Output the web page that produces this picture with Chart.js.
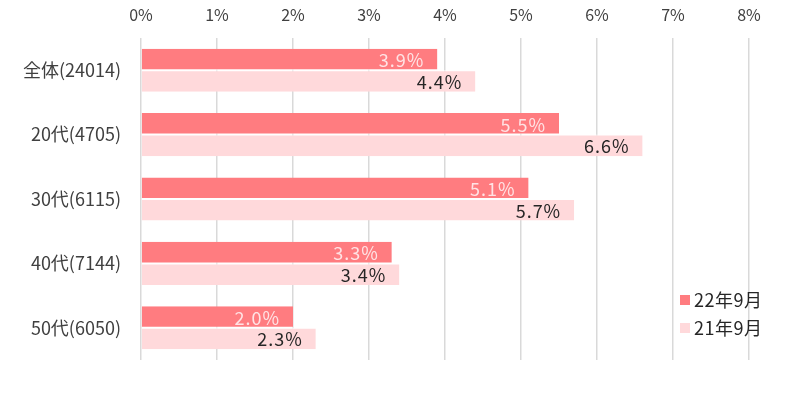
<!DOCTYPE html>
<html>
<head>
<meta charset="utf-8">
<script src="https://cdn.jsdelivr.net/npm/chart.js@4"></script>
<style>
  html, body { margin: 0; padding: 0; background: #fff; }
  #wrap { width: 786px; height: 398px; position: relative; }
</style>
</head>
<body>
<div id="wrap"><canvas id="chart"></canvas></div>
<script>
// data
const categories = ['全体(24014)', '20代(4705)', '30代(6115)', '40代(7144)', '50代(6050)'];
const seriesNames = ['22年9月', '21年9月'];
const sep22 = [3.9, 5.5, 5.1, 3.3, 2.0];
const sep21 = [4.4, 6.6, 5.7, 3.4, 2.3];
const xTicks = [0, 1, 2, 3, 4, 5, 6, 7, 8];

const FONT = "'Noto Sans CJK JP', 'Noto Sans', sans-serif";
const colors = ['#ff7c80', '#ffd9db'];
const labelColors = ['#ffe3e4', '#262626'];

// value labels at the inner end of each bar
const barLabels = {
  id: 'barLabels',
  afterDatasetsDraw(chart) {
    const ctx = chart.ctx;
    ctx.save();
    ctx.font = '18px ' + FONT;
    ctx.letterSpacing = '1px';
    ctx.textAlign = 'right';
    ctx.textBaseline = 'middle';
    chart.data.datasets.forEach(function(ds, i) {
      const meta = chart.getDatasetMeta(i);
      meta.data.forEach(function(bar, j) {
        ctx.fillStyle = labelColors[i];
        ctx.fillText(ds.data[j].toFixed(1) + '%', bar.x - 13, bar.y + 1);
      });
    });
    ctx.restore();
  }
};

// legend drawn inside the plot, bottom right
const cornerLegend = {
  id: 'cornerLegend',
  afterDraw(chart) {
    const ctx = chart.ctx;
    const a = chart.chartArea;
    ctx.save();
    ctx.font = '18px ' + FONT;
    ctx.letterSpacing = '0.5px';
    ctx.textBaseline = 'middle';
    ctx.textAlign = 'left';
    seriesNames.forEach(function(name, i) {
      const y = a.bottom - 60 + i * 28;
      ctx.fillStyle = colors[i];
      ctx.fillRect(a.right - 69, y - 5, 10, 10);
      ctx.fillStyle = '#262626';
      ctx.fillText(name, a.right - 55, y);
    });
    ctx.restore();
  }
};

new Chart(document.getElementById('chart'), {
  type: 'bar',
  data: {
    labels: categories,
    datasets: [
      { label: seriesNames[0], data: sep22, backgroundColor: colors[0], borderColor: '#ffffff', borderWidth: { bottom: 1 }, borderSkipped: false },
      { label: seriesNames[1], data: sep21, backgroundColor: colors[1], borderColor: '#ffffff', borderWidth: { top: 1 }, borderSkipped: false }
    ]
  },
  options: {
    indexAxis: 'y',
    responsive: true,
    maintainAspectRatio: false,
    animation: false,
    layout: { padding: { left: 0, right: 37, top: 0, bottom: 38 } },
    datasets: { bar: { categoryPercentage: 0.67, barPercentage: 1.0 } },
    plugins: { legend: { display: false }, tooltip: { enabled: false } },
    scales: {
      x: {
        position: 'top',
        min: xTicks[0],
        max: xTicks[xTicks.length - 1],
        afterBuildTicks: function(scale) { scale.ticks = xTicks.map(v => ({ value: v })); },
        afterFit: function(scale) { scale.height = 38; },
        ticks: { color: '#404040', font: { family: FONT, size: 16 }, padding: 13, callback: v => v + '%' },
        grid: { color: '#d9d9d9', lineWidth: 1.5, drawTicks: false },
        border: { display: false }
      },
      y: {
        afterFit: function(scale) { scale.width = 141; },
        ticks: { color: '#404040', font: { family: FONT, size: 18 }, padding: 12 },
        grid: { display: false },
        border: { display: false }
      }
    }
  },
  plugins: [barLabels, cornerLegend]
});
</script>
</body>
</html>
──────
→ AIM
Using the data above, write out every line exactly, leaving the images behind.

→ TASK RESULT
Output the web page that produces this picture with Chart.js.
<!DOCTYPE html>
<html>
<head>
<meta charset="utf-8">
<script src="https://cdn.jsdelivr.net/npm/chart.js@4"></script>
<style>
  html, body { margin: 0; padding: 0; background: #fff; }
  #wrap { width: 786px; height: 398px; position: relative; }
</style>
</head>
<body>
<div id="wrap"><canvas id="chart"></canvas></div>
<script>
// data
const categories = ['全体(24014)', '20代(4705)', '30代(6115)', '40代(7144)', '50代(6050)'];
const seriesNames = ['22年9月', '21年9月'];
const sep22 = [3.9, 5.5, 5.1, 3.3, 2.0];
const sep21 = [4.4, 6.6, 5.7, 3.4, 2.3];
const xTicks = [0, 1, 2, 3, 4, 5, 6, 7, 8];

const FONT = "'Noto Sans CJK JP', 'Noto Sans', sans-serif";
const colors = ['#ff7c80', '#ffd9db'];
const labelColors = ['#ffe3e4', '#262626'];

// value labels at the inner end of each bar
const barLabels = {
  id: 'barLabels',
  afterDatasetsDraw(chart) {
    const ctx = chart.ctx;
    ctx.save();
    ctx.font = '18px ' + FONT;
    ctx.letterSpacing = '1px';
    ctx.textAlign = 'right';
    ctx.textBaseline = 'middle';
    chart.data.datasets.forEach(function(ds, i) {
      const meta = chart.getDatasetMeta(i);
      meta.data.forEach(function(bar, j) {
        ctx.fillStyle = labelColors[i];
        ctx.fillText(ds.data[j].toFixed(1) + '%', bar.x - 13, bar.y + 1);
      });
    });
    ctx.restore();
  }
};

// legend drawn inside the plot, bottom right
const cornerLegend = {
  id: 'cornerLegend',
  afterDraw(chart) {
    const ctx = chart.ctx;
    const a = chart.chartArea;
    ctx.save();
    ctx.font = '18px ' + FONT;
    ctx.letterSpacing = '0.5px';
    ctx.textBaseline = 'middle';
    ctx.textAlign = 'left';
    seriesNames.forEach(function(name, i) {
      const y = a.bottom - 60 + i * 28;
      ctx.fillStyle = colors[i];
      ctx.fillRect(a.right - 69, y - 5, 10, 10);
      ctx.fillStyle = '#262626';
      ctx.fillText(name, a.right - 55, y);
    });
    ctx.restore();
  }
};

new Chart(document.getElementById('chart'), {
  type: 'bar',
  data: {
    labels: categories,
    datasets: [
      { label: seriesNames[0], data: sep22, backgroundColor: colors[0], borderColor: '#ffffff', borderWidth: { bottom: 1 }, borderSkipped: false },
      { label: seriesNames[1], data: sep21, backgroundColor: colors[1], borderColor: '#ffffff', borderWidth: { top: 1 }, borderSkipped: false }
    ]
  },
  options: {
    indexAxis: 'y',
    responsive: true,
    maintainAspectRatio: false,
    animation: false,
    layout: { padding: { left: 0, right: 37, top: 0, bottom: 38 } },
    datasets: { bar: { categoryPercentage: 0.67, barPercentage: 1.0 } },
    plugins: { legend: { display: false }, tooltip: { enabled: false } },
    scales: {
      x: {
        position: 'top',
        min: xTicks[0],
        max: xTicks[xTicks.length - 1],
        afterBuildTicks: function(scale) { scale.ticks = xTicks.map(v => ({ value: v })); },
        afterFit: function(scale) { scale.height = 38; },
        ticks: { color: '#404040', font: { family: FONT, size: 16 }, padding: 13, callback: v => v + '%' },
        grid: { color: '#d9d9d9', lineWidth: 1.5, drawTicks: false },
        border: { display: false }
      },
      y: {
        afterFit: function(scale) { scale.width = 141; },
        ticks: { color: '#404040', font: { family: FONT, size: 18 }, padding: 12 },
        grid: { display: false },
        border: { display: false }
      }
    }
  },
  plugins: [barLabels, cornerLegend]
});
</script>
</body>
</html>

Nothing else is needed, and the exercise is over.